Erwünschte Antworten leicht zu erkennen
Mallinger kann den Einsatz dieses Verfahrens nicht nachvollziehen: Nach einer Evaluierung des Sozialtests habe man festgestellt, "dass auf den Einsatz verzichtet werden sollte, weil die richtigen bzw. sozial erwünschten Antworten zu leicht zu erkennen sind". Außerdem seien sich nur 60 Prozent der Experten einig, welche Antwort die richtige ist. "Eine seriöse Bewertung des Testergebnisses sei kaum möglich", meinte Mallinger, der "strikt gegen Experimente mit Sozialtests ist".
Die MUW bietet stattdessen heuer erstmals ein Self-Assessment an, bei dem Kandidaten sich selbst anonym über studienrelevante Persönlichkeitsmerkmale testen können. Dabei wird anonym ein Fragebogen ausgefüllt. Vorteil laut Mallinger ist, dass jeder Studienwerber "für sich selbst und ohne den Druck eines Zulassungsverfahrens" die Schlussfolgerungen aus dem Ergebnis ziehen kann. Dieser Ansatz sei "für die so genannten Soft Skills besser, weil Verfälschungstendenzen hier eine deutlich geringere Rolle spielen".
Reaktion auf Frauen-Ergebnisse
Mit den neuen Tests reagieren die Medizin-Unis wohl auf das schlechte Abschneiden von Frauen bei den Aufnahmetests. So entfielen an den drei Medizin-Unis zwischen 43 und 46 Prozent der zur Verfügung stehenden Studienplätze auf Frauen, angetreten waren überall deutlich mehr als 50 Prozent.

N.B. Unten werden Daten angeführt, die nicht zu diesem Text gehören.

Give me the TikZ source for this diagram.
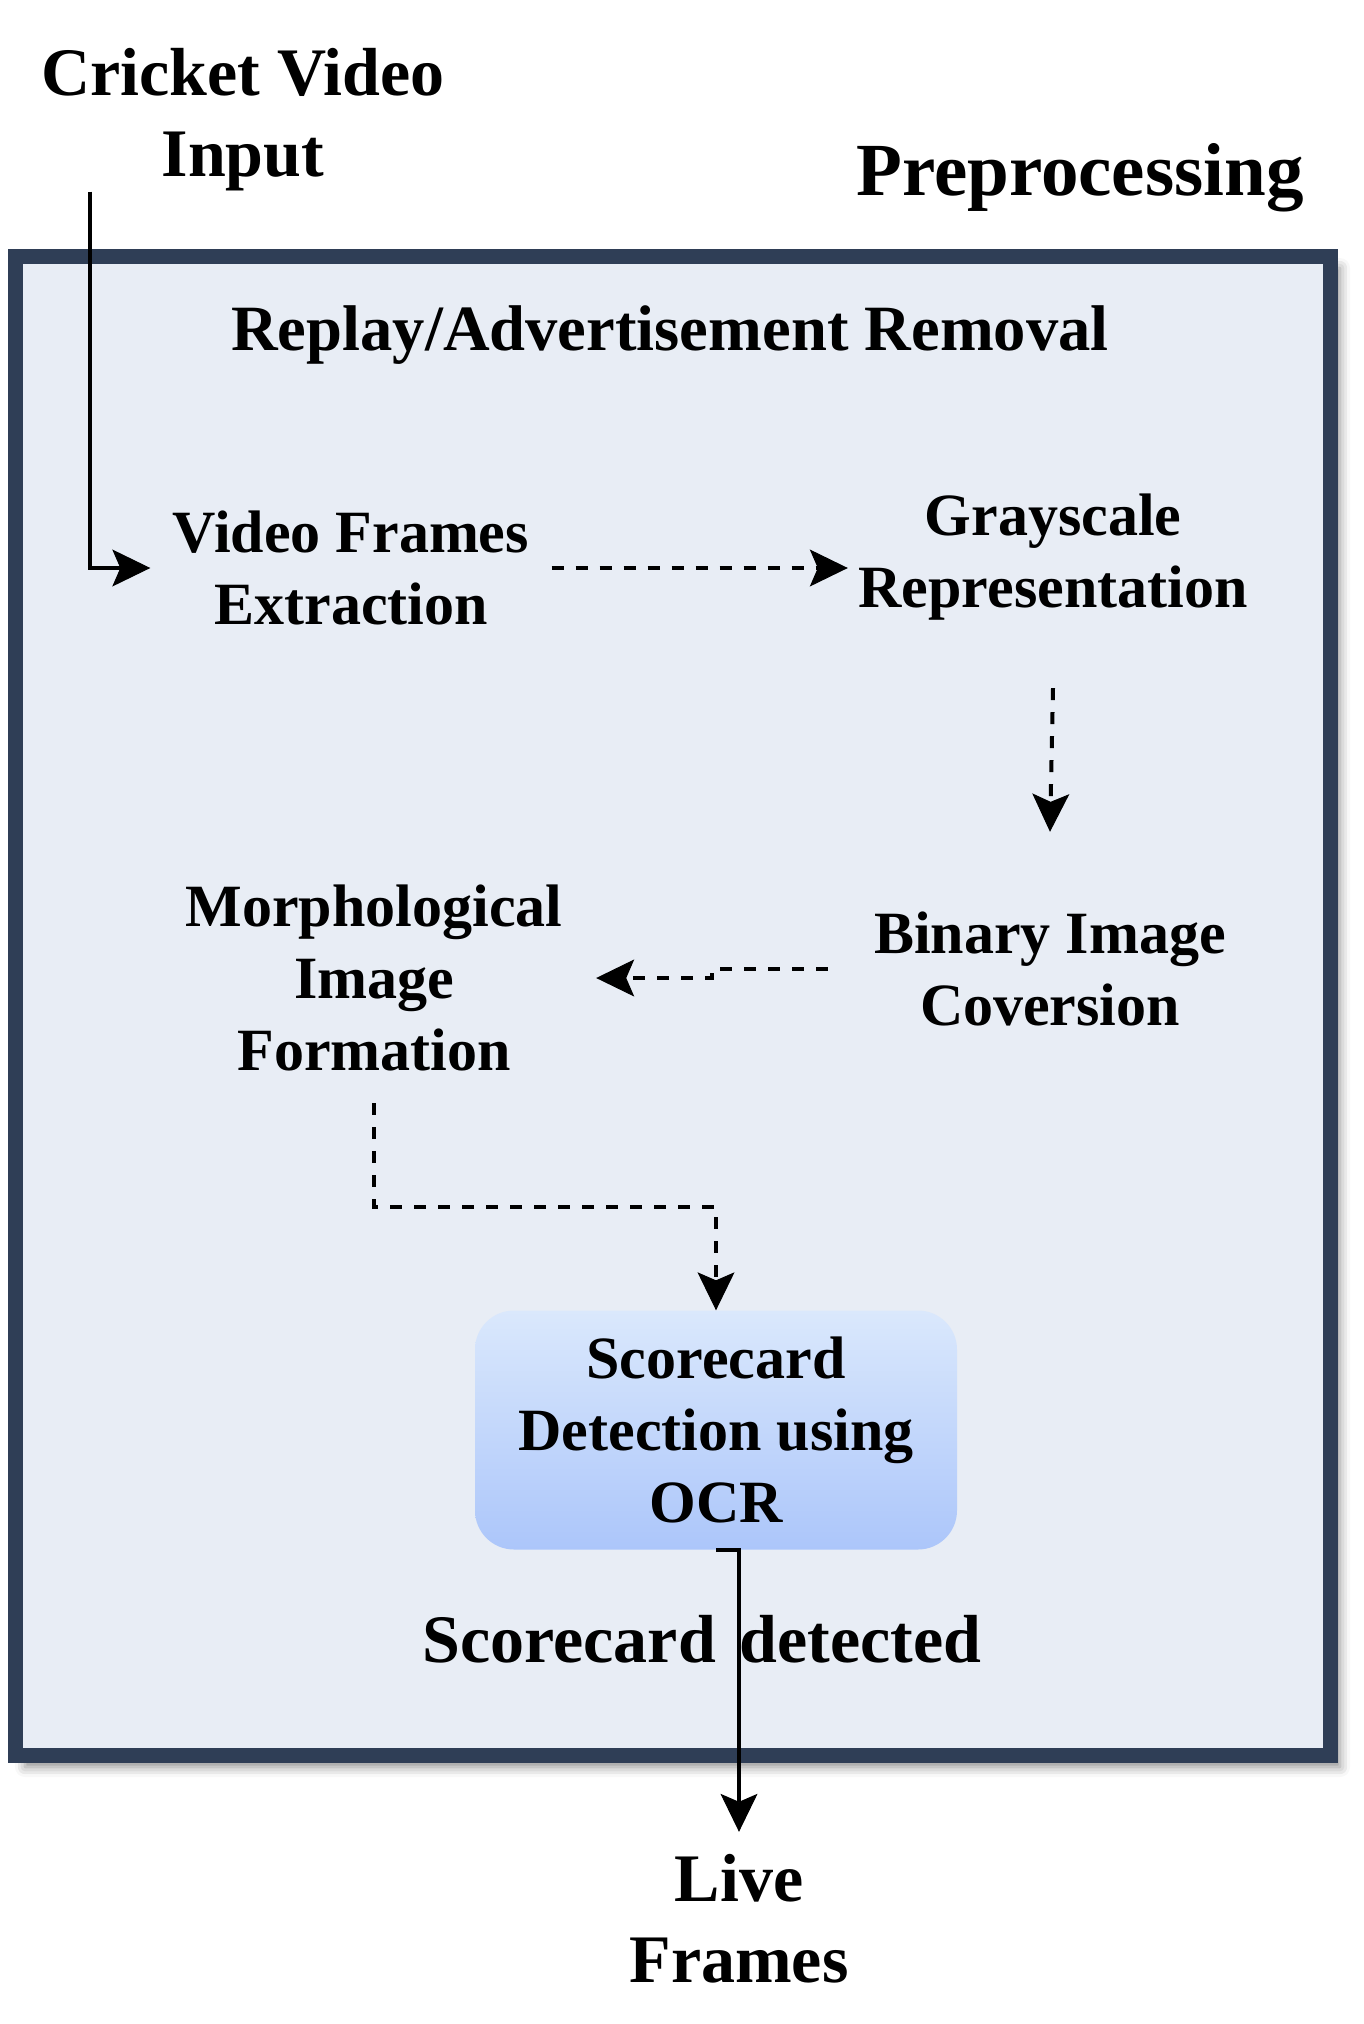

Die elektronische Voranmeldung läuft an allen drei Medizin-Unis von 1. bis 21. Februar, die Aufnahmetests werden am 9. Juli durchgeführt. Im Wintersemester 2010/11 stehen wie im Vorjahr insgesamt 1.500 Anfängerplätze für die Studien Humanmedizin und Zahnmedizin zur Verfügung. Davon entfallen 740 (davon 80 für Zahnmedizin) auf die Medizin-Uni Wien, 400 (davon 40 für Zahnmedizin) auf Innsbruck und 360 (davon 24 für Zahnmedizin) auf Graz.
Grazer weisen Kritik zurück
Die Medizin-Uni Graz weist die Kritik ihres Wiener Pendants am neuen Sozialtest im Rahmen ihres Aufnahmeverfahrens zurück. Der "Situational Judgement Test" sei unter Einbeziehung eines interdisziplinären Experten-Teams entwickelt worden - in Österreich sei dieser neu, international gebe es aber "gute Beispiele" dafür, hieß es in einer Aussendung. Die Wiener Medizin-Uni hatte beim Test "schwerwiegende konzeptionelle und methodische Mängel" geortet, die "keine ausreichende Prognosekraft zulassen".
Die Grazer kontern nun, dass eine erste wissenschaftliche Analyse des Aufnahmeverfahrens "dramatische Verbesserungen in punkto Studienerfolg und Reduktion der Dropout-Rate" erbracht habe und in einem internationalen Top-Journal publiziert worden sei. Universitäten sollten außerdem "idealerweise Bühnen des friedlichen Wettstreites von Ideen und Orte der Weiterentwicklung sein", hieß es in Richtung der Wiener Kollegen.